VMware vSphere ESXi 6.7
VMware vSphere ESXi 6.5

Cause

The events are generated when the error code returned from IPMI shows that queries have failed as the IPMI node was busy. When the cimsvc service fails to fetch the data, it resets all sensors to an Unknown state.

Resolution

This issue has been resolved in VMware ESXi 6.7, Patch Release ESXi670-202008001

Workaround:
To workaround this issue apply one of the following options.

Option 1:
Disable wbem using the following command:

$ 'esxcli system wbem set -e 0'
 
If wbem is disabled, numeric sensor data will be refreshed via LoadStatusFromIPMI() which does not reset the sensor states to unknown; and will not cause excessive false alarms for numeric sensors. If wbem is disabled, any queries such as getClass, getInstance, enumInstances, etc.; to sfcbd will no longer work. 

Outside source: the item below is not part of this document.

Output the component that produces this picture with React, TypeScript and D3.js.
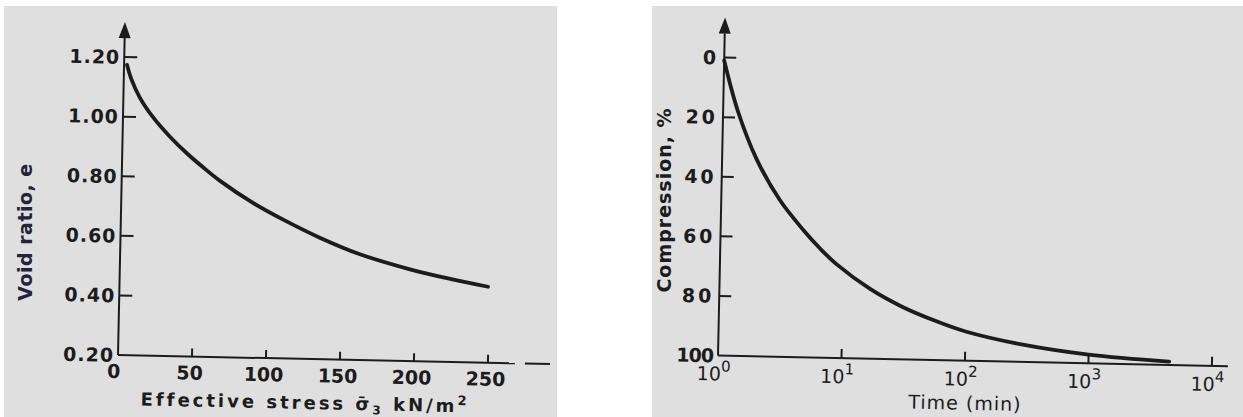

VMware vSphere 6.5 can report IPMI data with or without wbem services running. The default is for wbem services off on a new install.

Option 2:
Disable CIMSVC plug-in from hostd. 

Disabling CIMSVC will prevent the plugin from polling IPMI for hardware health information. Health status data would be not be monitored or reported for any of the sensors. However as Wbem(sfcb) is running queries sucg as getClass, getInstance, enumInstances, etc; will continue to work.

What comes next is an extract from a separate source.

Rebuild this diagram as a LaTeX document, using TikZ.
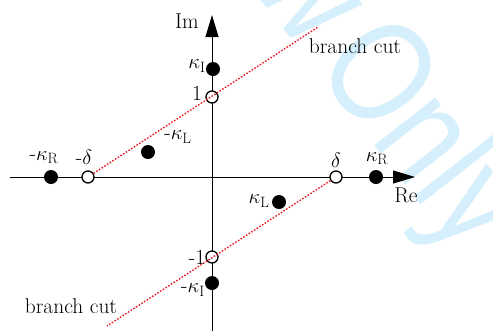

Place the host in maintenance mode before proceeding. 
  • SSH to the ESXi host. 
  • Run the following command to stop the hostd process:
    $ /etc/init.d/hostd stop

  • Take a backup of the /etc/vmware/hostd/config.xml file. 
  • Edit the file and change the following value from true to false. 
<cimsvc>
           <path>libcimsvc.so</path>
           <enabled>true</enabled>
            </cimsvc>
  • Start the hostd process again:
    $ /etc/init.d/hostd start

Additional Information

Impact/Risks:
Turning CIMSVC off will stop the plugin from polling for IPMI data and prevent reporting of hardware health information.